(Aim of the exercise) Pictures in the data below are not part of the copy; transcribe everything else exactly.

(Data listing)
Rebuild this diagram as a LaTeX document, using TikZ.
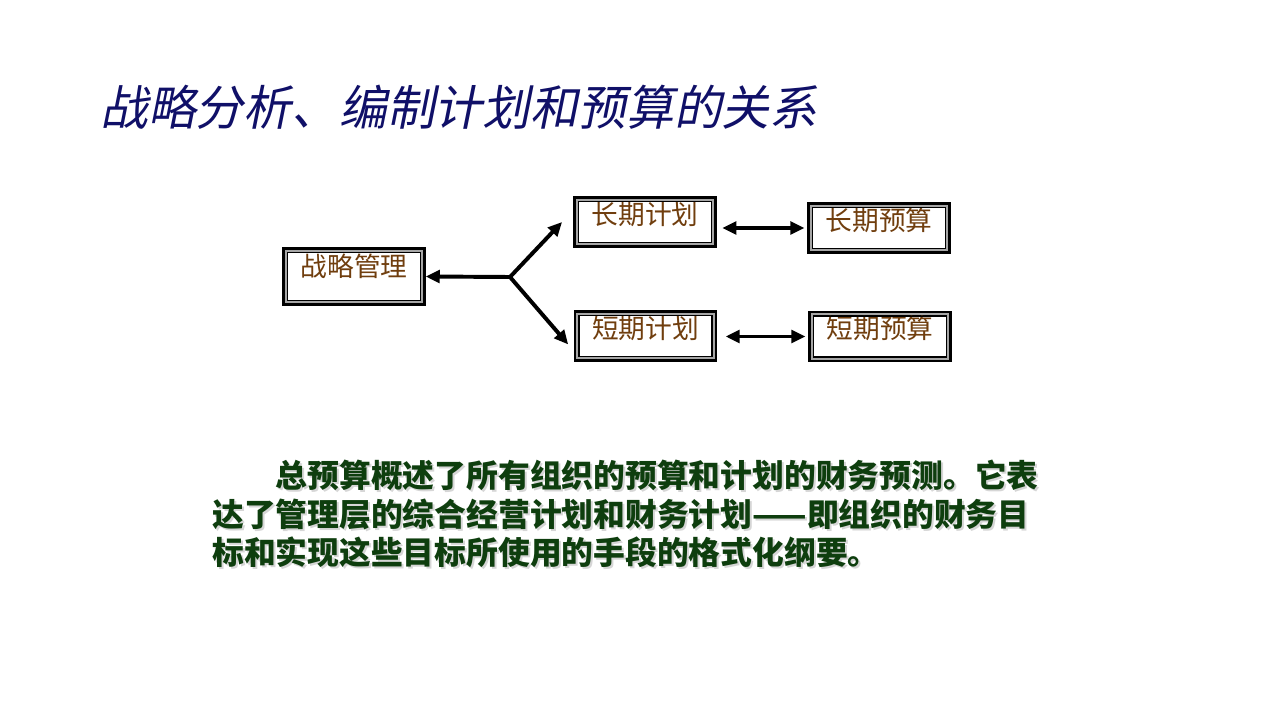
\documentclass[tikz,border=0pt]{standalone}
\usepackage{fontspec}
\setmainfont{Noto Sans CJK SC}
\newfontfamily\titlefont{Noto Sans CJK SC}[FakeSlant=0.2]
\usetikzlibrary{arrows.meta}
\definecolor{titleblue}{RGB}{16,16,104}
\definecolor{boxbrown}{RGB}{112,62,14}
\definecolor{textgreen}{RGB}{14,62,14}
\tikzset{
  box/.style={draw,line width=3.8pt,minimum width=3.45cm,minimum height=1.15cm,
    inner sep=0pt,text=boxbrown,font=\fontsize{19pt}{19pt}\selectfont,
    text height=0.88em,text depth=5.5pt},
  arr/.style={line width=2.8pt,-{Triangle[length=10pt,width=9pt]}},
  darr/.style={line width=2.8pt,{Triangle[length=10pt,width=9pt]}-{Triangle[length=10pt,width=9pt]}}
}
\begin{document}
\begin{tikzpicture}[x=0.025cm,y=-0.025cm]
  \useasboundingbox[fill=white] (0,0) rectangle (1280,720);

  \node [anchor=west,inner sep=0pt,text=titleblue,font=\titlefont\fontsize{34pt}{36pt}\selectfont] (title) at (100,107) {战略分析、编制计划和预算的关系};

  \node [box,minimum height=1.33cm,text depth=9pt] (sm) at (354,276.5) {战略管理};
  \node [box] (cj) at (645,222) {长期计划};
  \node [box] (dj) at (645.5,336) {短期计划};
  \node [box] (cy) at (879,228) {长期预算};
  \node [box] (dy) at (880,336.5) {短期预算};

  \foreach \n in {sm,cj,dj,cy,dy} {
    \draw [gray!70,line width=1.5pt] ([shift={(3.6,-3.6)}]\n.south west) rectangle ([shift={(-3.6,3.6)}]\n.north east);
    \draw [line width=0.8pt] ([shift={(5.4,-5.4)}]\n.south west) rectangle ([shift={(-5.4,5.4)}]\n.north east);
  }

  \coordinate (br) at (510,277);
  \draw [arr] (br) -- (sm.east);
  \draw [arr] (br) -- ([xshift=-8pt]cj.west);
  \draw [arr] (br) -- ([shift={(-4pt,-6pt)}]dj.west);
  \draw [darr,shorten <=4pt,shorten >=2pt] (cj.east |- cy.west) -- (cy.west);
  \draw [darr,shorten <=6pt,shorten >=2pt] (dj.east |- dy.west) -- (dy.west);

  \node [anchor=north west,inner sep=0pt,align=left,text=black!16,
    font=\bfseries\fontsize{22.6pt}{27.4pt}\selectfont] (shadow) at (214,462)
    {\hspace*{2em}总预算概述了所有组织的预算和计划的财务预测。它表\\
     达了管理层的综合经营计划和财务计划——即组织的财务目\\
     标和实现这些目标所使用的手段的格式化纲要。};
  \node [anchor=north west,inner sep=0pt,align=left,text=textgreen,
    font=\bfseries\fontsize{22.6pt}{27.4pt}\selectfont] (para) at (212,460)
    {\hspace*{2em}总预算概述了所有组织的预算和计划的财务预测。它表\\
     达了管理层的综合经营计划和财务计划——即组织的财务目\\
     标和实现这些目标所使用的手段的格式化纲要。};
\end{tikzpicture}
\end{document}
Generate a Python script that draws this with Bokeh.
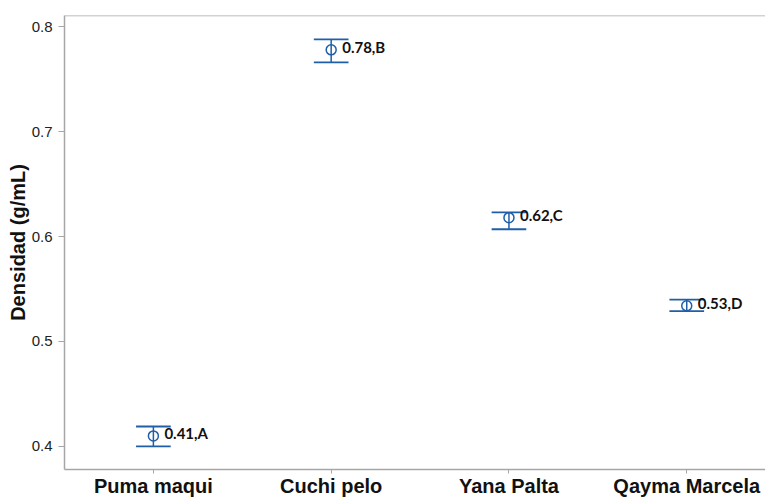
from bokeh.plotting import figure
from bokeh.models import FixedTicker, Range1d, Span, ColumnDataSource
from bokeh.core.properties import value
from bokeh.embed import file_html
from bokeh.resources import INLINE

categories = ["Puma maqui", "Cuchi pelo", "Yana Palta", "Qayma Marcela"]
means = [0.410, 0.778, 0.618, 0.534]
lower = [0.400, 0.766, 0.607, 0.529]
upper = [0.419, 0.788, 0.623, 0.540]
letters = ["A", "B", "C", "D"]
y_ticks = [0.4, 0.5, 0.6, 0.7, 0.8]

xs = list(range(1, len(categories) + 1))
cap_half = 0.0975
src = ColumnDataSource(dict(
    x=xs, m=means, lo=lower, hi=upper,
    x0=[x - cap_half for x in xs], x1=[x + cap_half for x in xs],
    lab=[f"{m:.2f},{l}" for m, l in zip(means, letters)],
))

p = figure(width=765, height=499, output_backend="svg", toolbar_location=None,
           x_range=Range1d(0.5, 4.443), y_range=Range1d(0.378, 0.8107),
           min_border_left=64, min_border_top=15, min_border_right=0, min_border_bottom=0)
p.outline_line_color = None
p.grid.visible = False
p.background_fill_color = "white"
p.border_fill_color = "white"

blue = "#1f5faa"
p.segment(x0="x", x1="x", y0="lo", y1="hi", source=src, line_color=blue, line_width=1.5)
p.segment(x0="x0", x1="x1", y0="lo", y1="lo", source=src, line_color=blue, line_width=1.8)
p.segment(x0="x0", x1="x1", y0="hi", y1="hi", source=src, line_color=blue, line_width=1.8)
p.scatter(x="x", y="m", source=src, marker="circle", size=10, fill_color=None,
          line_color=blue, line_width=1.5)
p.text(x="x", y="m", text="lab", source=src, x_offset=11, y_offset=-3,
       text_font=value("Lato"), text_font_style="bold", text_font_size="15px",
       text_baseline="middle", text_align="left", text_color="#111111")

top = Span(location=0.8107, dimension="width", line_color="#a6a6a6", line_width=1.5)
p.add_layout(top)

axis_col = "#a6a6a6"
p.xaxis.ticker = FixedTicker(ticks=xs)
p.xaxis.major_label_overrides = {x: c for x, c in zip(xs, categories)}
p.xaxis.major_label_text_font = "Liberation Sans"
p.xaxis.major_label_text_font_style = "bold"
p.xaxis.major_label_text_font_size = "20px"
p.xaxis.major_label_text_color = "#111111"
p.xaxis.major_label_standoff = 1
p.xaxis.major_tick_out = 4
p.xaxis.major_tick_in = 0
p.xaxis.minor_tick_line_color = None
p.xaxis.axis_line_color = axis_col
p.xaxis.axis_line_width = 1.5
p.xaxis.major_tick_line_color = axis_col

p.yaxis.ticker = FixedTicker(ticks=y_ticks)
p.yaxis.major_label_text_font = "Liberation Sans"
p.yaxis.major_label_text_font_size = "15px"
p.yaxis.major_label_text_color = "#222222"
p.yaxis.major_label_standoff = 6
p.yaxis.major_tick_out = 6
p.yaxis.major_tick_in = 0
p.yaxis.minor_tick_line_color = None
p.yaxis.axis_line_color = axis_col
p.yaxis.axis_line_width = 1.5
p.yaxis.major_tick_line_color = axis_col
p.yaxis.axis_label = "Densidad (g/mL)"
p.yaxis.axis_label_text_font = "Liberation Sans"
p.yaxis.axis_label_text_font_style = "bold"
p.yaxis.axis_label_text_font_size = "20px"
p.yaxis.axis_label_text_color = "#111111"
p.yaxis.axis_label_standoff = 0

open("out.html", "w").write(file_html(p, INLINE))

(Reply)
Rebuild this diagram as a LaTeX document, using TikZ.
\documentclass[tikz,border=0pt]{standalone}
\usepackage{fontspec}
\setmainfont{Noto Sans CJK SC}
\newfontfamily\titlefont{Noto Sans CJK SC}[FakeSlant=0.2]
\usetikzlibrary{arrows.meta}
\definecolor{titleblue}{RGB}{16,16,104}
\definecolor{boxbrown}{RGB}{112,62,14}
\definecolor{textgreen}{RGB}{14,62,14}
\tikzset{
  box/.style={draw,line width=3.8pt,minimum width=3.45cm,minimum height=1.15cm,
    inner sep=0pt,text=boxbrown,font=\fontsize{19pt}{19pt}\selectfont,
    text height=0.88em,text depth=5.5pt},
  arr/.style={line width=2.8pt,-{Triangle[length=10pt,width=9pt]}},
  darr/.style={line width=2.8pt,{Triangle[length=10pt,width=9pt]}-{Triangle[length=10pt,width=9pt]}}
}
\begin{document}
\begin{tikzpicture}[x=0.025cm,y=-0.025cm]
  \useasboundingbox[fill=white] (0,0) rectangle (1280,720);

  \node [anchor=west,inner sep=0pt,text=titleblue,font=\titlefont\fontsize{34pt}{36pt}\selectfont] (title) at (100,107) {战略分析、编制计划和预算的关系};

  \node [box,minimum height=1.33cm,text depth=9pt] (sm) at (354,276.5) {战略管理};
  \node [box] (cj) at (645,222) {长期计划};
  \node [box] (dj) at (645.5,336) {短期计划};
  \node [box] (cy) at (879,228) {长期预算};
  \node [box] (dy) at (880,336.5) {短期预算};

  \foreach \n in {sm,cj,dj,cy,dy} {
    \draw [gray!70,line width=1.5pt] ([shift={(3.6,-3.6)}]\n.south west) rectangle ([shift={(-3.6,3.6)}]\n.north east);
    \draw [line width=0.8pt] ([shift={(5.4,-5.4)}]\n.south west) rectangle ([shift={(-5.4,5.4)}]\n.north east);
  }

  \coordinate (br) at (510,277);
  \draw [arr] (br) -- (sm.east);
  \draw [arr] (br) -- ([xshift=-8pt]cj.west);
  \draw [arr] (br) -- ([shift={(-4pt,-6pt)}]dj.west);
  \draw [darr,shorten <=4pt,shorten >=2pt] (cj.east |- cy.west) -- (cy.west);
  \draw [darr,shorten <=6pt,shorten >=2pt] (dj.east |- dy.west) -- (dy.west);

  \node [anchor=north west,inner sep=0pt,align=left,text=black!16,
    font=\bfseries\fontsize{22.6pt}{27.4pt}\selectfont] (shadow) at (214,462)
    {\hspace*{2em}总预算概述了所有组织的预算和计划的财务预测。它表\\
     达了管理层的综合经营计划和财务计划——即组织的财务目\\
     标和实现这些目标所使用的手段的格式化纲要。};
  \node [anchor=north west,inner sep=0pt,align=left,text=textgreen,
    font=\bfseries\fontsize{22.6pt}{27.4pt}\selectfont] (para) at (212,460)
    {\hspace*{2em}总预算概述了所有组织的预算和计划的财务预测。它表\\
     达了管理层的综合经营计划和财务计划——即组织的财务目\\
     标和实现这些目标所使用的手段的格式化纲要。};
\end{tikzpicture}
\end{document}
Generate a Python script that draws this with Bokeh.
from bokeh.plotting import figure
from bokeh.models import FixedTicker, Range1d, Span, ColumnDataSource
from bokeh.core.properties import value
from bokeh.embed import file_html
from bokeh.resources import INLINE

categories = ["Puma maqui", "Cuchi pelo", "Yana Palta", "Qayma Marcela"]
means = [0.410, 0.778, 0.618, 0.534]
lower = [0.400, 0.766, 0.607, 0.529]
upper = [0.419, 0.788, 0.623, 0.540]
letters = ["A", "B", "C", "D"]
y_ticks = [0.4, 0.5, 0.6, 0.7, 0.8]

xs = list(range(1, len(categories) + 1))
cap_half = 0.0975
src = ColumnDataSource(dict(
    x=xs, m=means, lo=lower, hi=upper,
    x0=[x - cap_half for x in xs], x1=[x + cap_half for x in xs],
    lab=[f"{m:.2f},{l}" for m, l in zip(means, letters)],
))

p = figure(width=765, height=499, output_backend="svg", toolbar_location=None,
           x_range=Range1d(0.5, 4.443), y_range=Range1d(0.378, 0.8107),
           min_border_left=64, min_border_top=15, min_border_right=0, min_border_bottom=0)
p.outline_line_color = None
p.grid.visible = False
p.background_fill_color = "white"
p.border_fill_color = "white"

blue = "#1f5faa"
p.segment(x0="x", x1="x", y0="lo", y1="hi", source=src, line_color=blue, line_width=1.5)
p.segment(x0="x0", x1="x1", y0="lo", y1="lo", source=src, line_color=blue, line_width=1.8)
p.segment(x0="x0", x1="x1", y0="hi", y1="hi", source=src, line_color=blue, line_width=1.8)
p.scatter(x="x", y="m", source=src, marker="circle", size=10, fill_color=None,
          line_color=blue, line_width=1.5)
p.text(x="x", y="m", text="lab", source=src, x_offset=11, y_offset=-3,
       text_font=value("Lato"), text_font_style="bold", text_font_size="15px",
       text_baseline="middle", text_align="left", text_color="#111111")

top = Span(location=0.8107, dimension="width", line_color="#a6a6a6", line_width=1.5)
p.add_layout(top)

axis_col = "#a6a6a6"
p.xaxis.ticker = FixedTicker(ticks=xs)
p.xaxis.major_label_overrides = {x: c for x, c in zip(xs, categories)}
p.xaxis.major_label_text_font = "Liberation Sans"
p.xaxis.major_label_text_font_style = "bold"
p.xaxis.major_label_text_font_size = "20px"
p.xaxis.major_label_text_color = "#111111"
p.xaxis.major_label_standoff = 1
p.xaxis.major_tick_out = 4
p.xaxis.major_tick_in = 0
p.xaxis.minor_tick_line_color = None
p.xaxis.axis_line_color = axis_col
p.xaxis.axis_line_width = 1.5
p.xaxis.major_tick_line_color = axis_col

p.yaxis.ticker = FixedTicker(ticks=y_ticks)
p.yaxis.major_label_text_font = "Liberation Sans"
p.yaxis.major_label_text_font_size = "15px"
p.yaxis.major_label_text_color = "#222222"
p.yaxis.major_label_standoff = 6
p.yaxis.major_tick_out = 6
p.yaxis.major_tick_in = 0
p.yaxis.minor_tick_line_color = None
p.yaxis.axis_line_color = axis_col
p.yaxis.axis_line_width = 1.5
p.yaxis.major_tick_line_color = axis_col
p.yaxis.axis_label = "Densidad (g/mL)"
p.yaxis.axis_label_text_font = "Liberation Sans"
p.yaxis.axis_label_text_font_style = "bold"
p.yaxis.axis_label_text_font_size = "20px"
p.yaxis.axis_label_text_color = "#111111"
p.yaxis.axis_label_standoff = 0

open("out.html", "w").write(file_html(p, INLINE))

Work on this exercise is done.